The Panthers are more likely to jettison useful players than they are to acquire them. They released Smith, in 2014, and Williams, in 2015, when both had something left in the tank. This season’s big trade-deadline move was not to bring in a key piece to aid Newton, but rather to trade away Kelvin Benjamin, who led the Panthers in receiving in 2014 and was second in 2016. (For what it’s worth, Benjamin has been unproductive in his brief Bills tenure.)

The team has used two first-round picks on offensive players in the six years since Newton was drafted. One was on Benjamin, now traded.
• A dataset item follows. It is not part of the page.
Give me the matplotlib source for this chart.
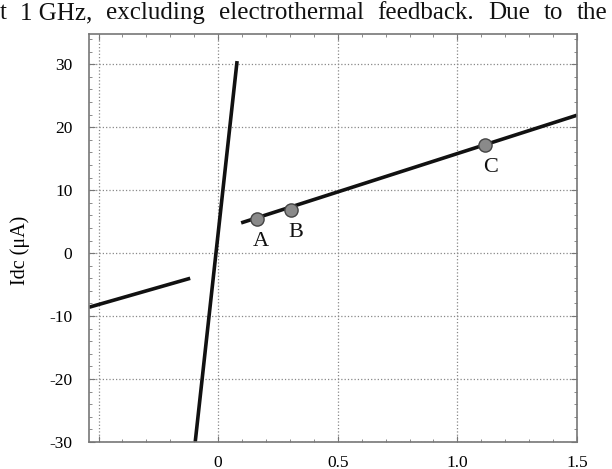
import matplotlib
matplotlib.use("Agg")
import matplotlib.pyplot as plt
from matplotlib.ticker import MultipleLocator

plt.rcParams['font.family'] = ['Liberation Serif', 'DejaVu Serif']

# Data
branch_left_x = [-0.54, -0.117]
branch_left_y = [-8.6, -4.0]
branch_steep_x = [-0.096, 0.079]
branch_steep_y = [-30.0, 30.5]
branch_right_x = [0.096, 1.5]
branch_right_y = [4.8, 21.9]
point_x = [0.163, 0.305, 1.115]
point_y = [5.4, 6.9, 17.1]
point_labels = ["A", "B", "C"]
label_x = [0.18, 0.326, 1.14]
label_y = [1.9, 3.2, 13.6]
xtick_vals = [-0.5, 0, 0.5, 1.0, 1.5]
xtick_labels = ["", "0", "0.5", "1.0", "1.5"]
ytick_vals = [-30, -20, -10, 0, 10, 20, 30]
ytick_labels = ["-30", "-20", "-10", "0", "10", "20", "30"]
header_words = ["t", "1 GHz,", "excluding", "electrothermal", "feedback.", "Due", "to", "the"]

W, H = 612, 469
fig = plt.figure(figsize=(W/100, H/100), dpi=100)
ax = fig.add_axes([89/W, 1-442/H, (577-89)/W, (442-34)/H])

ax.plot(branch_left_x, branch_left_y, color='#111111', lw=2.6, solid_capstyle='butt')
ax.plot(branch_steep_x, branch_steep_y, color='#111111', lw=2.6, solid_capstyle='butt')
ax.plot(branch_right_x, branch_right_y, color='#111111', lw=2.6, solid_capstyle='butt')
ax.plot(point_x, point_y, 'o', ms=9.5, mfc='#8a8a8a', mec='#444444', mew=1.0, zorder=5)
for lx, ly, t in zip(label_x, label_y, point_labels):
    ax.text(lx, ly, t, fontsize=16, ha='center', va='center', color='#111111')

ax.set_xlim(-0.54, 1.5)
ax.set_ylim(-30, 34.8)
ax.set_xticks(xtick_vals)
ax.set_xticklabels(xtick_labels)
ax.set_yticks(ytick_vals)
ax.set_yticklabels(ytick_labels)
ax.xaxis.set_minor_locator(MultipleLocator(0.1))
ax.yaxis.set_minor_locator(MultipleLocator(2))
ax.tick_params(which='both', direction='in', top=True, right=True, color='#777777')
ax.tick_params(which='major', length=4, labelsize=12.5, pad=9)
ax.tick_params(which='minor', length=2.5)
ax.tick_params(axis='y', pad=12)
ax.grid(True, which='major', linestyle=':', color='#888888', lw=0.9)
for s in ax.spines.values():
    s.set_color('#777777')
    s.set_linewidth(1.2)
    s.set_linestyle((0, (2, 1)))

ax.set_ylabel("Idc (\u03bcA)", fontsize=14.5)
ax.yaxis.set_label_coords(-0.12, 0.47)

# Justified header line (fragment of the surrounding paper text)
renderer = fig.canvas.get_renderer()
texts = [fig.text(0, 1-19/H, w, fontsize=18, ha='left', va='baseline', color='#111111')
         for w in header_words]
widths = [t.get_window_extent(renderer=renderer).width for t in texts]
x_start, x_end = 0.0, 607.0
gap = (x_end - x_start - sum(widths)) / (len(texts) - 1)
x = x_start
for t, wd in zip(texts, widths):
    t.set_x(x / W)
    x += wd + gap

fig.savefig("out.png", dpi=100, facecolor='white')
The other was on Christian McCaffrey, the eighth overall pick out of Stanford in 2017, who was supposed to be a dynamic, do-it-all X factor. Thus far, though, he’s been inefficient as both a runner and as a receiver.

Look at the offense surrounding Newton, and it’s bleak. Devin Funchess, who has taken over for Benjamin as the no. 1 receiver (and has honestly done a pretty good job), is far and away the team’s best receiving option. Next is McCaffrey. Benjamin remains third on the team in receiving yards despite being traded midway through the season. In Sunday’s wild-card-round matchup with the Saints, the Panthers’ no. 2 receiver will be Russell Shepard, who has 202 yards in 2017. Their leading running back will be Jonathan Stewart, a 30-year-old whose average of 3.4 yards per attempt ties him for 43rd out of 48 qualifying runners this season. (Newton is second.)
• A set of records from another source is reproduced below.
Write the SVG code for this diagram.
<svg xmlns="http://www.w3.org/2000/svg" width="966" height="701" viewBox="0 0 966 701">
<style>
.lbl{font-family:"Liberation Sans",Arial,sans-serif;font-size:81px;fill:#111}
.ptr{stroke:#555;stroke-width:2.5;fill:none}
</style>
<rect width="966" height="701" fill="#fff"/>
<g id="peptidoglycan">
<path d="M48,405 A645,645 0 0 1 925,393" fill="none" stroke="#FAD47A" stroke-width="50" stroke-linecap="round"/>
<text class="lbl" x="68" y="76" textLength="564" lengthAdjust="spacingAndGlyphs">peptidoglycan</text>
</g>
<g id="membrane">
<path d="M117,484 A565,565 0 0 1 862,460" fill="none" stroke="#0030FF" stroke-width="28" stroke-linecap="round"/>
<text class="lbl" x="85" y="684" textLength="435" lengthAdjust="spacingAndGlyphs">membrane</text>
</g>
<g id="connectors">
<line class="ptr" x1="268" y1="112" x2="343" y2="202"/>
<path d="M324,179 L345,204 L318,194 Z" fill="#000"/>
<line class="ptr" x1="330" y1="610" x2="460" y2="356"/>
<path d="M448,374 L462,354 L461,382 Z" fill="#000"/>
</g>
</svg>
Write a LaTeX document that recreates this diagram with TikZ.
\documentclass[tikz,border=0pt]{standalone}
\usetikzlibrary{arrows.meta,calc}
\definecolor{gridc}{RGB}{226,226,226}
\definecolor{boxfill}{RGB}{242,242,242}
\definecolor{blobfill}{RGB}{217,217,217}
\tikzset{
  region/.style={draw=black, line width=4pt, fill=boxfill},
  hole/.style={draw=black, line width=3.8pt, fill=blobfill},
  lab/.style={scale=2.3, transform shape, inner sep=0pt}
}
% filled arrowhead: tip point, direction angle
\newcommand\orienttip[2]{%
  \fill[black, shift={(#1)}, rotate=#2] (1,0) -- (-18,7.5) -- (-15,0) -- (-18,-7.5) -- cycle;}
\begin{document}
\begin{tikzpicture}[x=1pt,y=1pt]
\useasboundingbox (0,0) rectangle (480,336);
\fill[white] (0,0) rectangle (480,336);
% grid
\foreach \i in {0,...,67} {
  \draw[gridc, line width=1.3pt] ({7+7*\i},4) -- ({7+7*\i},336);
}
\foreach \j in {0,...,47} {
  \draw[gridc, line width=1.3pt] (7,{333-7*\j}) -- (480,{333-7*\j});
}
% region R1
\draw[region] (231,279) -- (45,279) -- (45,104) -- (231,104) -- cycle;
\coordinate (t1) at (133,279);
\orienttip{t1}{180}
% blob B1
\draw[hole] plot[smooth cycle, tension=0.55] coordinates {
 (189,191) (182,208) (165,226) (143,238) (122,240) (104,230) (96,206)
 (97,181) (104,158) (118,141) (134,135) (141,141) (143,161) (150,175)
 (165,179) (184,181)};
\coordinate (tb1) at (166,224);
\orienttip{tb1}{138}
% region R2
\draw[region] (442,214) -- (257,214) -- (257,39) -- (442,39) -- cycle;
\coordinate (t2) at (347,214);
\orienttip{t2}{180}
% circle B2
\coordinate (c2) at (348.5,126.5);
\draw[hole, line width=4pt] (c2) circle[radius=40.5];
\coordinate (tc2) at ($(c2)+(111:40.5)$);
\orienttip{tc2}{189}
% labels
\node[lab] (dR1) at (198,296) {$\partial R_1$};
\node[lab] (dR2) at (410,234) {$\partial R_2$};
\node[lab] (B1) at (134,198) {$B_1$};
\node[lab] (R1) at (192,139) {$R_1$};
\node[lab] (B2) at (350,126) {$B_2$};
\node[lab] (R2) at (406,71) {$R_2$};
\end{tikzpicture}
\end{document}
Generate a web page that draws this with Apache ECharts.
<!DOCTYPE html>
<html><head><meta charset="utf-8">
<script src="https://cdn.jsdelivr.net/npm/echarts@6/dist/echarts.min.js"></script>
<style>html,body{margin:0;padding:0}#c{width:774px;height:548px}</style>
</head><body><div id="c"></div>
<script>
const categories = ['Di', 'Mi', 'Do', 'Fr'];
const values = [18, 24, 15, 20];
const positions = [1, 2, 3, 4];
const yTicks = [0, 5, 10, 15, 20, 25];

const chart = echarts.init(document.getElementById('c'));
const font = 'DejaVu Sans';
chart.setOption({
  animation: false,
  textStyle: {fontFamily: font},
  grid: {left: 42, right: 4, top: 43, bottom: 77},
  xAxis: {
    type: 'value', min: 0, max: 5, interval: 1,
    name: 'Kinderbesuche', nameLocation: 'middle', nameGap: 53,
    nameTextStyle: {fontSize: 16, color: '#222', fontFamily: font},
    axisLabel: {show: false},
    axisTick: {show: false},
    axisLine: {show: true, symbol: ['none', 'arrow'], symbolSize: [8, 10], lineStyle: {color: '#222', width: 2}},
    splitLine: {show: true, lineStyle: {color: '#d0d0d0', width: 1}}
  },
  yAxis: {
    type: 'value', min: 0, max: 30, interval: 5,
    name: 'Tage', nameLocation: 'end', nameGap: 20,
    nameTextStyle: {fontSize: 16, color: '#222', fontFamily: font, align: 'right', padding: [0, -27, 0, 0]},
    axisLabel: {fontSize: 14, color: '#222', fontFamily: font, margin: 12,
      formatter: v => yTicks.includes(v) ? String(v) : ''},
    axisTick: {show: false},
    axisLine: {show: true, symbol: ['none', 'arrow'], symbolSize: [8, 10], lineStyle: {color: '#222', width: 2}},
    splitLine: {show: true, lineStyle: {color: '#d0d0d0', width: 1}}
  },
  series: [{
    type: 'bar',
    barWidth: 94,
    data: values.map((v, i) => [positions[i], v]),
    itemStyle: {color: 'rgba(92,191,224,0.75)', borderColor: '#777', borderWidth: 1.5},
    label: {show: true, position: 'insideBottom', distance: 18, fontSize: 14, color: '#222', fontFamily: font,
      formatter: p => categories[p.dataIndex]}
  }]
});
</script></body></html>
Newton, as always, will be asked to do everything:

There’s a 2016-17 Russell Westbrook quality to that play, and to Newton’s role on the team. He has nobody around him who approaches his level of explosiveness. Carolina’s best option is to give him the ball and hope that incredible things happen.


The Panthers are seven-point underdogs entering their playoff game in New Orleans. If things break wrong for Carolina, the blame will inevitably fall on Newton, and occasionally that’s deserved. Last week he turned in one of the worst outings of his career, going 14-of-34 passing with one touchdown and three interceptions in a 22-10 loss to the Falcons. One wonders if he’s holding the Panthers back.
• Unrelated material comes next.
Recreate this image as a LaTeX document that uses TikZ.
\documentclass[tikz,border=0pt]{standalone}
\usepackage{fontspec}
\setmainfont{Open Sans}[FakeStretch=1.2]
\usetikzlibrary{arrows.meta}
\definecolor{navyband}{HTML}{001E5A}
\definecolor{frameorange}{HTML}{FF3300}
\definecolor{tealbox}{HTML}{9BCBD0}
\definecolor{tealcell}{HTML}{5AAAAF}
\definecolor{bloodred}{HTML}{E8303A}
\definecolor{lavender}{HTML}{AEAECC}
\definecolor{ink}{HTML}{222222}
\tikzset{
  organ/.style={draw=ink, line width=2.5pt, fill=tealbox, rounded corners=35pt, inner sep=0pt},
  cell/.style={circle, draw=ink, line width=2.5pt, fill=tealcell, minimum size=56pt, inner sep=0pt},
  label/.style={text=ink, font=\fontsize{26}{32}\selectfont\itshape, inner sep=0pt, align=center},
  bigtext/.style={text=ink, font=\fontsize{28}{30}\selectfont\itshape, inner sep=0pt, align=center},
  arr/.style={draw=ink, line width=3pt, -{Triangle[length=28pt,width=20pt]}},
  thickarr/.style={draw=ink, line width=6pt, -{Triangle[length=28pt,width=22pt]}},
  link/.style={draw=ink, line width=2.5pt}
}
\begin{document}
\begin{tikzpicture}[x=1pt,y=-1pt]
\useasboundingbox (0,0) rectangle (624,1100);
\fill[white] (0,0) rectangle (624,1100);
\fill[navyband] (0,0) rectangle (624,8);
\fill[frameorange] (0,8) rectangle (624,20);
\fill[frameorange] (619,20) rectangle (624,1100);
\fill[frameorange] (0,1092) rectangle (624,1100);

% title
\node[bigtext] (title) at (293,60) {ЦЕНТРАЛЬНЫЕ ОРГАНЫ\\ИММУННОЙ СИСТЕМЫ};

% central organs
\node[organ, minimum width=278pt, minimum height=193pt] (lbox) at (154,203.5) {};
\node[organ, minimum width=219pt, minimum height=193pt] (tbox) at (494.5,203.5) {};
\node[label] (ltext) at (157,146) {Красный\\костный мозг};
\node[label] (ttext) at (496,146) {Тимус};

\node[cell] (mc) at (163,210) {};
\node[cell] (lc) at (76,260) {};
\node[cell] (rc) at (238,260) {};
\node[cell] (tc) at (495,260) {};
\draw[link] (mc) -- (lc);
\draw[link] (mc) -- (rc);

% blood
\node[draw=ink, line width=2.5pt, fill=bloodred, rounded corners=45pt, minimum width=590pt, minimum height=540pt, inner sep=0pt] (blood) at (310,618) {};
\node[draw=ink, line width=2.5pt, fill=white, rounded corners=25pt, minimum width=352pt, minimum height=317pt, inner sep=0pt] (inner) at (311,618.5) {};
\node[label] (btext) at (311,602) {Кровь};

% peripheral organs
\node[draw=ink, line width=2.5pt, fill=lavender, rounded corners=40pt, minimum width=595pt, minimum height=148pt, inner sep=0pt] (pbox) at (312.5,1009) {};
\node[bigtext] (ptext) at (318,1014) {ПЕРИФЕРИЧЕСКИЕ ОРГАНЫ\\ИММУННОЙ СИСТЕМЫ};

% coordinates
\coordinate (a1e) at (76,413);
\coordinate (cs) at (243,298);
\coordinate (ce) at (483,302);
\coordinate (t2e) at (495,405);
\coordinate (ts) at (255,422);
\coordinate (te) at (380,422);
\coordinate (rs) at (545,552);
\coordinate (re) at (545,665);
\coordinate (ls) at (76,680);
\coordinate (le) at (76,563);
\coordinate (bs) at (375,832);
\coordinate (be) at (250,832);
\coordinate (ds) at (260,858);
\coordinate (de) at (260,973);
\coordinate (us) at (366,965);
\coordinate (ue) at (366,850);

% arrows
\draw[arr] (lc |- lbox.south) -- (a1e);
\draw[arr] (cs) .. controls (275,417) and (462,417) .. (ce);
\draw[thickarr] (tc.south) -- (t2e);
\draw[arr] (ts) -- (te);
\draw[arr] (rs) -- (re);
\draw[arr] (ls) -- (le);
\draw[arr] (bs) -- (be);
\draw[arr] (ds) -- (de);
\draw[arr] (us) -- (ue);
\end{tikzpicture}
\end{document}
Newton does have limitations. Given that he’s the first, second, and third option for Carolina, his limitations are the team’s limitations. (This was also Westbrook’s problem last season.) The guy self-styles as Superman, and you know how Superman sometimes saves the day, but his fight against the bad guy destroys the Metropolis Public Library and the headlines focus on how Superman can no longer be trusted? That’s the Cam Newton debate in a nutshell, basically.  

Of course, Superman teams up a lot of the time, and not with the Russell Shepards of the comic book world. Newton is 28, probably about halfway through his career, or at least his prime. Let’s hope his career doesn’t end with people still arguing about whether he held back his teammates, or whether he was held back by them.